Corey Seager is another rock of consistency, which is incredibly impressive considering his age. He’s already compiled one five-WAR and one seven-WAR season (measured in fWAR) and he’s only 23 years old. He owns a career triple-slash of .305/.374/.502 in the big leagues which, when coupled with his 9.6% walk rate, is nothing short of elite. Seager has not even hit his final form yet, which is the best part of all his success. Unfortunately for him, the two names ahead of him have been even better, but Seager and the two gentlemen in front of him comprise the top-tier under 25 players in all of baseball right now.

#2: Francisco Lindor, SS, Cleveland Indians (Opening Day Age: 24)

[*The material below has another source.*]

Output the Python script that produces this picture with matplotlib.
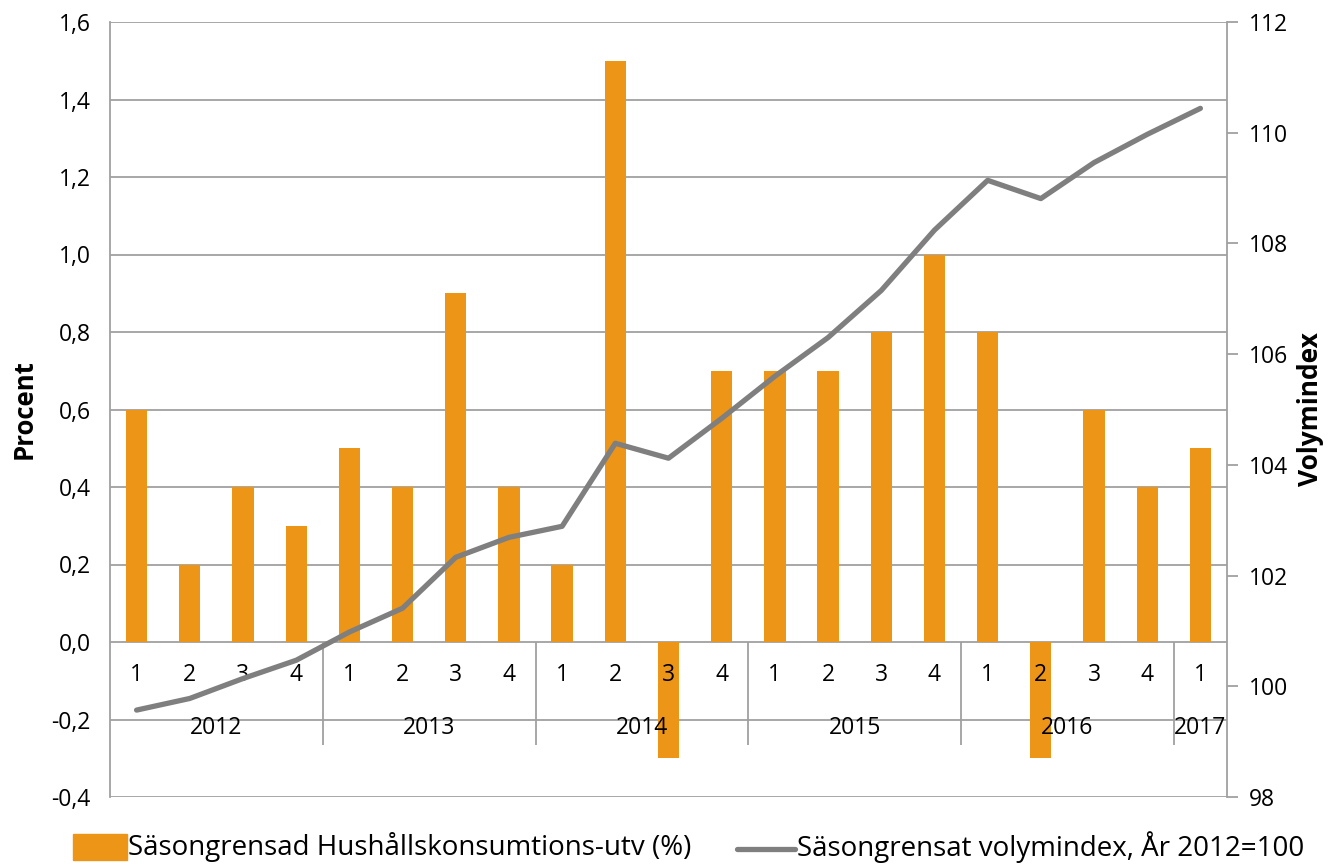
import numpy as np
import matplotlib.pyplot as plt
from matplotlib.patches import Rectangle
from matplotlib.lines import Line2D

plt.rcParams['font.family'] = ['Open Sans', 'DejaVu Sans']

quarters = ['1', '2', '3', '4'] * 5 + ['1']
years = ['2012', '2013', '2014', '2015', '2016', '2017']
# procent, säsongrensad hushållskonsumtion
konsumtion = [0.6, 0.2, 0.4, 0.3, 0.5, 0.4, 0.9, 0.4, 0.2, 1.5, -0.3, 0.7,
              0.7, 0.7, 0.8, 1.0, 0.8, -0.3, 0.6, 0.4, 0.5]
# volymindex, år 2012=100
volymindex = [99.57, 99.78, 100.14, 100.47, 100.98, 101.41, 102.33, 102.69,
              102.89, 104.39, 104.12, 104.84, 105.60, 106.30, 107.15, 108.24,
              109.14, 108.81, 109.46, 109.97, 110.44]

orange = '#ED9517'
grey = '#7F7F7F'
gridc = '#A0A0A0'

fig = plt.figure(figsize=(13.33, 8.66), dpi=100)
ax = fig.add_axes([110/1333, 69/866, 1117/1333, 775/866])
x = np.arange(len(konsumtion))

ax.bar(x, konsumtion, width=0.4, color=orange, zorder=2)
ax.set_xlim(-0.5, len(x) - 0.5)
ax.set_ylim(-0.4, 1.6)
ax.set_yticks(np.arange(-0.4, 1.61, 0.2))
ax.set_yticklabels([('%.1f' % v).replace('.', ',').replace('-0,0', '0,0') for v in np.arange(-0.4, 1.61, 0.2)])
ax.yaxis.grid(True, color=gridc, linewidth=1.3, zorder=0)
ax.set_axisbelow(True)
ax.set_xticks([])
ax.tick_params(axis='y', length=0, labelsize=16.5, pad=14)
for s in ['top', 'bottom', 'right']:
    ax.spines[s].set_visible(False)
ax.spines['left'].set_color(gridc)
ax.spines['left'].set_linewidth(1.3)
ax.set_ylabel('Procent', fontsize=18.5, fontweight='bold', labelpad=10)

# kategoriaxel med kvartal och år
for i, q in enumerate(quarters):
    ax.text(i, -0.085, q, ha='center', va='center', fontsize=16.5, zorder=4)
for k, yr in enumerate(years):
    ax.text(min(4 * k + 1.5, len(x) - 1), -0.222, yr, ha='center', va='center',
            fontsize=16.5, zorder=4)
ax.vlines([3.5, 7.5, 11.5, 15.5, 19.5], -0.265, 0, color=gridc, linewidth=1.3, zorder=1)

ax2 = ax.twinx()
ax2.plot(x, volymindex, color=grey, linewidth=3.8, solid_capstyle='round', zorder=5)
ax2.set_ylim(98, 112)
ax2.set_yticks(np.arange(98, 113, 2))
ax2.tick_params(axis='y', length=8, width=1.3, color=gridc, labelsize=16.5, pad=8)
for s in ['top', 'bottom', 'left']:
    ax2.spines[s].set_visible(False)
ax2.spines['right'].set_color(gridc)
ax2.spines['right'].set_linewidth(1.3)
ax2.set_ylabel('Volymindex', fontsize=19, fontweight='bold', labelpad=6)

# legend
fig.add_artist(Rectangle((73/1333, 6/866), 54/1333, 26/866, color=orange, transform=fig.transFigure))
fig.text(128/1333, 19/866, 'Säsongrensad Hushållskonsumtions-utv (%)', fontsize=20, va='center')
fig.add_artist(Line2D([737/1333, 795/1333], [17/866, 17/866], color=grey, linewidth=3.8,
                      solid_capstyle='round', transform=fig.transFigure))
fig.text(797/1333, 19/866, 'Säsongrensat volymindex, År 2012=100', fontsize=20, va='center')

fig.savefig('out.png', dpi=100)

“Mr. Smile” has had a lot to be happy about since being promoted to the big leagues in 2015. Frankie is the proud owner of a .293/.349/.474 triple-slash line, 60 HR, and 46 stolen bases in three seasons. He has also finished in the top ten in the AL in MVP voting back-to-back seasons and opens 2018 as just 24 years of age, which is old relative to other guys on this list, is still extremely young in the scope of the big leagues. Lindor is a tried-and-true stud and aside from being one of the best players under 25, is also one of the best players in baseball in general.

#1: Carlos Correa, SS, Houston Astros (Opening Day Age: 23)

It seems fitting that the top player on the list is one of the top players on the top team in baseball. Correa debuted in the big leagues as a 20-year-old and hasn’t stopped raking since then. In three seasons, he has triple-slashed .288/.366/.498 with 66 HR, 29 SB, and a 10.7% walk rate. His career wRC+ is 135. For reference, all the other players on this list who have played at least 81 games in a season (half the year) have combined for just two seasons of 135 or more wRC+ (Bellinger’s 2017 and Seager’s 2016). Correa is one of the elite talents in Major League Baseball right now and deserves to be treated as such, which is why he tops this list.